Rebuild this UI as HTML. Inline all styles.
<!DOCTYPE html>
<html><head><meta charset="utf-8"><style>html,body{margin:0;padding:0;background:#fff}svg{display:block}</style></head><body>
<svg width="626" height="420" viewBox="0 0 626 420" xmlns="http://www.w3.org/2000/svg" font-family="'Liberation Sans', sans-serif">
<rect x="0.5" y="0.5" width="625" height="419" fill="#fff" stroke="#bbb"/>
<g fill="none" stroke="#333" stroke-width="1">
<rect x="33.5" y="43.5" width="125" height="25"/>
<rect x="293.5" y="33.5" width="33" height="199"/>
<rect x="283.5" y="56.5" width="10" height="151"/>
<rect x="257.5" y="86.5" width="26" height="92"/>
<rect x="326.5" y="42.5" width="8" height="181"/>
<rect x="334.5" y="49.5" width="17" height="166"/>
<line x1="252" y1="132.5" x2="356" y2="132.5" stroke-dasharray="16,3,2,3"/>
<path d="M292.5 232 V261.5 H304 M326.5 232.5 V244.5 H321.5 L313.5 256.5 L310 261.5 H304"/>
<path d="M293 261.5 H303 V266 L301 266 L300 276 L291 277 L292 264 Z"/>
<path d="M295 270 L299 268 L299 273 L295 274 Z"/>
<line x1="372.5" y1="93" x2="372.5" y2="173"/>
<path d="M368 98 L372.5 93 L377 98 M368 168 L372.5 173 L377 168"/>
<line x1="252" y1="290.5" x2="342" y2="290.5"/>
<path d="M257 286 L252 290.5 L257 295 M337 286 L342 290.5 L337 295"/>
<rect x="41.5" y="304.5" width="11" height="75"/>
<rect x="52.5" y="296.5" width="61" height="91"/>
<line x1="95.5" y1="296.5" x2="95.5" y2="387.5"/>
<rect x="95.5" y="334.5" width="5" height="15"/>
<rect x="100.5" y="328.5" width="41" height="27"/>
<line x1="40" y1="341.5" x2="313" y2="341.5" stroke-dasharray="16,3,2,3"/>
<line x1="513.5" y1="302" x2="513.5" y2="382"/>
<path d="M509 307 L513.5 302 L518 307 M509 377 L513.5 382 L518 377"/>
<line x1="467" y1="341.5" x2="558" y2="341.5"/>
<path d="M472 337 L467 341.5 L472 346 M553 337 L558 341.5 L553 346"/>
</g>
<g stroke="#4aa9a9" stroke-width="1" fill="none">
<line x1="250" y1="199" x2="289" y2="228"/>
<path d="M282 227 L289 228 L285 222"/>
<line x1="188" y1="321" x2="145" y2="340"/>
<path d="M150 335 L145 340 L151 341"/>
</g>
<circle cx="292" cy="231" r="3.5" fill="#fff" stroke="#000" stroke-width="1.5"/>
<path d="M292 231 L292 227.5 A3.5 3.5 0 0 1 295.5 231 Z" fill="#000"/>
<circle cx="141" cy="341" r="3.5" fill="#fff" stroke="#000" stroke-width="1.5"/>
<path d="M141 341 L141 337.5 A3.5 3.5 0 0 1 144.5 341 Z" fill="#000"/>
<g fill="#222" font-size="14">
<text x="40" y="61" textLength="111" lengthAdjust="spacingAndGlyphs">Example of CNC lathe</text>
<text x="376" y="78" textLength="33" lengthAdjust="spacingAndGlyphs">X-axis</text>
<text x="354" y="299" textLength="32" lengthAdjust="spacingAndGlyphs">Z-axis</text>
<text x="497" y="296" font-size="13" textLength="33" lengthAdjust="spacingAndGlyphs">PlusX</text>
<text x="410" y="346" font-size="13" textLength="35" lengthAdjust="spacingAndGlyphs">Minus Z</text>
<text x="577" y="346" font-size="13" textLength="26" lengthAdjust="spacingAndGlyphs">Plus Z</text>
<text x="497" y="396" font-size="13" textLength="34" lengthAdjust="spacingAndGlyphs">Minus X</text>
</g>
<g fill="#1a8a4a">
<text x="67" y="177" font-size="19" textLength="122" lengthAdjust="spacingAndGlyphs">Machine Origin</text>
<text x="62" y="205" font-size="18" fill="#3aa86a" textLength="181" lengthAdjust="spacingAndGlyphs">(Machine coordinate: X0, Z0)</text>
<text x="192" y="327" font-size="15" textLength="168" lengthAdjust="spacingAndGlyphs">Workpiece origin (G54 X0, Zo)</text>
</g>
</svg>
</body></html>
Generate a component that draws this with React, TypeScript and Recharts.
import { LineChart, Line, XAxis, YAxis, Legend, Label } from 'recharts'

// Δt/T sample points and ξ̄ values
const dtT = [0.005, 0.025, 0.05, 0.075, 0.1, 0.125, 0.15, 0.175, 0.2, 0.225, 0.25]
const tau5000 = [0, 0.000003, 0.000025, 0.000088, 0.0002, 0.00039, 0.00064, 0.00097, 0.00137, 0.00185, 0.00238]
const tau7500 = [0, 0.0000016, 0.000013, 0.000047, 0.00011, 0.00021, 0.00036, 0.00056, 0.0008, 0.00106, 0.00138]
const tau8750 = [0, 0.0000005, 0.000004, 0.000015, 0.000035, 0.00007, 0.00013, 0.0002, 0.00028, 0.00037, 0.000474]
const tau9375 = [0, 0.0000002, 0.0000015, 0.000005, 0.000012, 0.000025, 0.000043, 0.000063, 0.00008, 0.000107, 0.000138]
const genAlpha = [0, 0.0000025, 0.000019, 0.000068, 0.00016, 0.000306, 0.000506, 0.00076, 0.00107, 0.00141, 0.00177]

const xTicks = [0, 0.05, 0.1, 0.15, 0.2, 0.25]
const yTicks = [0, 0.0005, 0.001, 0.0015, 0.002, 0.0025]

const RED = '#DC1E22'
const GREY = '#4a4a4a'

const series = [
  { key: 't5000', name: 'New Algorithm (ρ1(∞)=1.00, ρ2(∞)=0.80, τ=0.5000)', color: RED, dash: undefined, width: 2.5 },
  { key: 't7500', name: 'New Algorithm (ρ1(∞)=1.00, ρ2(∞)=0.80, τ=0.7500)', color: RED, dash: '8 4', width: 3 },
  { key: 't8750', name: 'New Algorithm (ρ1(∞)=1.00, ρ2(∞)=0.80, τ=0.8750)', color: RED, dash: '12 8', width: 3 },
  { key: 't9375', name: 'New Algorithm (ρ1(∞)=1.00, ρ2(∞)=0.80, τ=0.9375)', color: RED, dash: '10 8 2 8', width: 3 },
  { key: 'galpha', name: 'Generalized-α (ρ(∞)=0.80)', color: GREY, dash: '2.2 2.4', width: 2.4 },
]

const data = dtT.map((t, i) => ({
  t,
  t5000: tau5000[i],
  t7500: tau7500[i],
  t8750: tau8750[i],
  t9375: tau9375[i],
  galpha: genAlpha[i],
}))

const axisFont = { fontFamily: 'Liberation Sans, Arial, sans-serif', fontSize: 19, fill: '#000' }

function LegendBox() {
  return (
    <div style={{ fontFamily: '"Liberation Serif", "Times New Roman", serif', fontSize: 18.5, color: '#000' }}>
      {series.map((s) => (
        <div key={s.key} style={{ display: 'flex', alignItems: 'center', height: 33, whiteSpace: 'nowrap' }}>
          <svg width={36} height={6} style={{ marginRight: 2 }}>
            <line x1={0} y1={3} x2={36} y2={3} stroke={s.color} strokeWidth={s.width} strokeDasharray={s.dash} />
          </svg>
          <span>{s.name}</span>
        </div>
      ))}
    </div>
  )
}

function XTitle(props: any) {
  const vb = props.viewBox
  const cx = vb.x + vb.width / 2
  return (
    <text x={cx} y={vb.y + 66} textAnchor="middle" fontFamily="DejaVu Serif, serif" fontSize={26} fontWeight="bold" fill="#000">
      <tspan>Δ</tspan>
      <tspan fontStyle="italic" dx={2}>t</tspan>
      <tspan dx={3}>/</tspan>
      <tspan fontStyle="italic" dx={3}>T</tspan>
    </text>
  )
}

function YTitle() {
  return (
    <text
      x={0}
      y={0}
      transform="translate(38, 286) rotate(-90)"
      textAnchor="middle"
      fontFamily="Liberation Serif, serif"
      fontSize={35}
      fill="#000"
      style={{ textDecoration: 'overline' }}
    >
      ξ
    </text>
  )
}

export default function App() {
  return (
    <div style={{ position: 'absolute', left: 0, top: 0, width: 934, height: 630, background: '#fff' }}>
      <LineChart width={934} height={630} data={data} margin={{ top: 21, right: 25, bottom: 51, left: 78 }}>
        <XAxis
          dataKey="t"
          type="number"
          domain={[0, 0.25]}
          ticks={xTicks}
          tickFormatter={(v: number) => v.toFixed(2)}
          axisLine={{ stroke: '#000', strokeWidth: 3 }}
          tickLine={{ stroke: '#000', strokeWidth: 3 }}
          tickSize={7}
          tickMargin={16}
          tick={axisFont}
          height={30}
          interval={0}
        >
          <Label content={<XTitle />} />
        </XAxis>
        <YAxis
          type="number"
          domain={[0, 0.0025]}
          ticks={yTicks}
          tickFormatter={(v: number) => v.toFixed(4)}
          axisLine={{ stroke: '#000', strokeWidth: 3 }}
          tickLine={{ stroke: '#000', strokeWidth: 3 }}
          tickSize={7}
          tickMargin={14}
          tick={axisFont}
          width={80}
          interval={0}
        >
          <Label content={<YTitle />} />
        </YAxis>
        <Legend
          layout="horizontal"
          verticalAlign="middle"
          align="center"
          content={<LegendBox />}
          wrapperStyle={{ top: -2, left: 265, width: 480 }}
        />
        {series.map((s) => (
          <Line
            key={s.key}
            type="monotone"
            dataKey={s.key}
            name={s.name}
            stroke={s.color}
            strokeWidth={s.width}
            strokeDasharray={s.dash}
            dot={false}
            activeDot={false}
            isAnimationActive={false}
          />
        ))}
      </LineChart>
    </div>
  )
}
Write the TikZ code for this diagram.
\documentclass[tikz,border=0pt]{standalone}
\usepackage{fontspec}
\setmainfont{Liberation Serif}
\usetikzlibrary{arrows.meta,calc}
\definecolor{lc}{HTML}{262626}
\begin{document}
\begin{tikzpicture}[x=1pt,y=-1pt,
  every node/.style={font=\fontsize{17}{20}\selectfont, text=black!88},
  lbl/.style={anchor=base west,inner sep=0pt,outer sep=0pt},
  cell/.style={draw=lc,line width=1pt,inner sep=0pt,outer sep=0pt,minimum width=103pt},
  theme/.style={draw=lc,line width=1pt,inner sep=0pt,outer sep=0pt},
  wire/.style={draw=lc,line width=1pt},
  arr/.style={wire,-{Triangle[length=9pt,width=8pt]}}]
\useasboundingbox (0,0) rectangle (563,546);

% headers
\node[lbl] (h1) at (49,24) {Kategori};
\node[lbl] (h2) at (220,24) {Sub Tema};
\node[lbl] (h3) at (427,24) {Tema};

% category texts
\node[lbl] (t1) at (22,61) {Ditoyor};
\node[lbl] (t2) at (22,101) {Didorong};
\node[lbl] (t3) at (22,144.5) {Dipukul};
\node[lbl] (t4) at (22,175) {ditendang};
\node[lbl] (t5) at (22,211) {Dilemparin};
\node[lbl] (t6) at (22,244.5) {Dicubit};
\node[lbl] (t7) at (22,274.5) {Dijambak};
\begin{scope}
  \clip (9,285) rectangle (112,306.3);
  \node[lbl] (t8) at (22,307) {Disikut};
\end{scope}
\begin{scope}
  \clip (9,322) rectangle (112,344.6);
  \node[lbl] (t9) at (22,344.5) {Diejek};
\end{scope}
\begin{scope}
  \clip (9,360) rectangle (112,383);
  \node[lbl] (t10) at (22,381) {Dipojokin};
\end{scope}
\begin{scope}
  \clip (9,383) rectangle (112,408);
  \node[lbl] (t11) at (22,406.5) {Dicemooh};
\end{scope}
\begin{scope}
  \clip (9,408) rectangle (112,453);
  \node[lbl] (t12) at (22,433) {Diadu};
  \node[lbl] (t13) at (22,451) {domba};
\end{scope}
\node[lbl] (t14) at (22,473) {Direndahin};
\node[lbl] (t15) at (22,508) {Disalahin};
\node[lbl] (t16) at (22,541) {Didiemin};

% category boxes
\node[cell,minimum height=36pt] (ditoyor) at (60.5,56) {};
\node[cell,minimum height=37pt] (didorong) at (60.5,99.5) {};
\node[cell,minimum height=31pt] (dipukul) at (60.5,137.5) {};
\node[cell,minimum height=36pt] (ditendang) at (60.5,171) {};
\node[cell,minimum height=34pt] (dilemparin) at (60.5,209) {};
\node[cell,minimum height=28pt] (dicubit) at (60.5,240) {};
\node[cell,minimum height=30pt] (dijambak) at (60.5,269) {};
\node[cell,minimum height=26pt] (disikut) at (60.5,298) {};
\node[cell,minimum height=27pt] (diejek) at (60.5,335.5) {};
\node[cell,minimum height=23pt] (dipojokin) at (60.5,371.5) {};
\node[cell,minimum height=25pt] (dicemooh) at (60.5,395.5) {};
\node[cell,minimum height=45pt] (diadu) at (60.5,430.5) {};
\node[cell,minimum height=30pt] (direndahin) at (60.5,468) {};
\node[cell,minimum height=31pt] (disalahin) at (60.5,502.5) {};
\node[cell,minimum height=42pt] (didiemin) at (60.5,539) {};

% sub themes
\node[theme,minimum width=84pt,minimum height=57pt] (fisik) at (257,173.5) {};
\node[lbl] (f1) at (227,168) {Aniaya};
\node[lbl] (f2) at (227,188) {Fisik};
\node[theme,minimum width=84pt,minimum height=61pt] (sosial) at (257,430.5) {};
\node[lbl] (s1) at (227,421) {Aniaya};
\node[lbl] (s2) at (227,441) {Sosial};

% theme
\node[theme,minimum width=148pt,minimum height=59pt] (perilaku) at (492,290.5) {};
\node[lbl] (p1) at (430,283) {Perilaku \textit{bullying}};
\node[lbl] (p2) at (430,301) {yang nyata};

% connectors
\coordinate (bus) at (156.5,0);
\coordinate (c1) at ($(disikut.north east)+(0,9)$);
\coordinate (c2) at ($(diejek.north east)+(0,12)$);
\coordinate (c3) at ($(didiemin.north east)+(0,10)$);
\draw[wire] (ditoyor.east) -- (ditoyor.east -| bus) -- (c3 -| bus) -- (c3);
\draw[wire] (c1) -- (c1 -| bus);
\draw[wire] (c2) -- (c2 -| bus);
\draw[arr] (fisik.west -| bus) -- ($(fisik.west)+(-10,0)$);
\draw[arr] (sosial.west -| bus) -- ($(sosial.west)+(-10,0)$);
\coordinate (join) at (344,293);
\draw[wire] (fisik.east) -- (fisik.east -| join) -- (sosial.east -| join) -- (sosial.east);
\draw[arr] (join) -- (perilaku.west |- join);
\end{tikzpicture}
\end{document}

**Required work**
Quote nothing but the lines that run from the line containing "Generate a component" through the line containing "const GREY = '#4a4a4a'", keeping both of them word for word.

**The answer**
Generate a component that draws this with React, TypeScript and Recharts.
import { LineChart, Line, XAxis, YAxis, Legend, Label } from 'recharts'

// Δt/T sample points and ξ̄ values
const dtT = [0.005, 0.025, 0.05, 0.075, 0.1, 0.125, 0.15, 0.175, 0.2, 0.225, 0.25]
const tau5000 = [0, 0.000003, 0.000025, 0.000088, 0.0002, 0.00039, 0.00064, 0.00097, 0.00137, 0.00185, 0.00238]
const tau7500 = [0, 0.0000016, 0.000013, 0.000047, 0.00011, 0.00021, 0.00036, 0.00056, 0.0008, 0.00106, 0.00138]
const tau8750 = [0, 0.0000005, 0.000004, 0.000015, 0.000035, 0.00007, 0.00013, 0.0002, 0.00028, 0.00037, 0.000474]
const tau9375 = [0, 0.0000002, 0.0000015, 0.000005, 0.000012, 0.000025, 0.000043, 0.000063, 0.00008, 0.000107, 0.000138]
const genAlpha = [0, 0.0000025, 0.000019, 0.000068, 0.00016, 0.000306, 0.000506, 0.00076, 0.00107, 0.00141, 0.00177]

const xTicks = [0, 0.05, 0.1, 0.15, 0.2, 0.25]
const yTicks = [0, 0.0005, 0.001, 0.0015, 0.002, 0.0025]

const RED = '#DC1E22'
const GREY = '#4a4a4a'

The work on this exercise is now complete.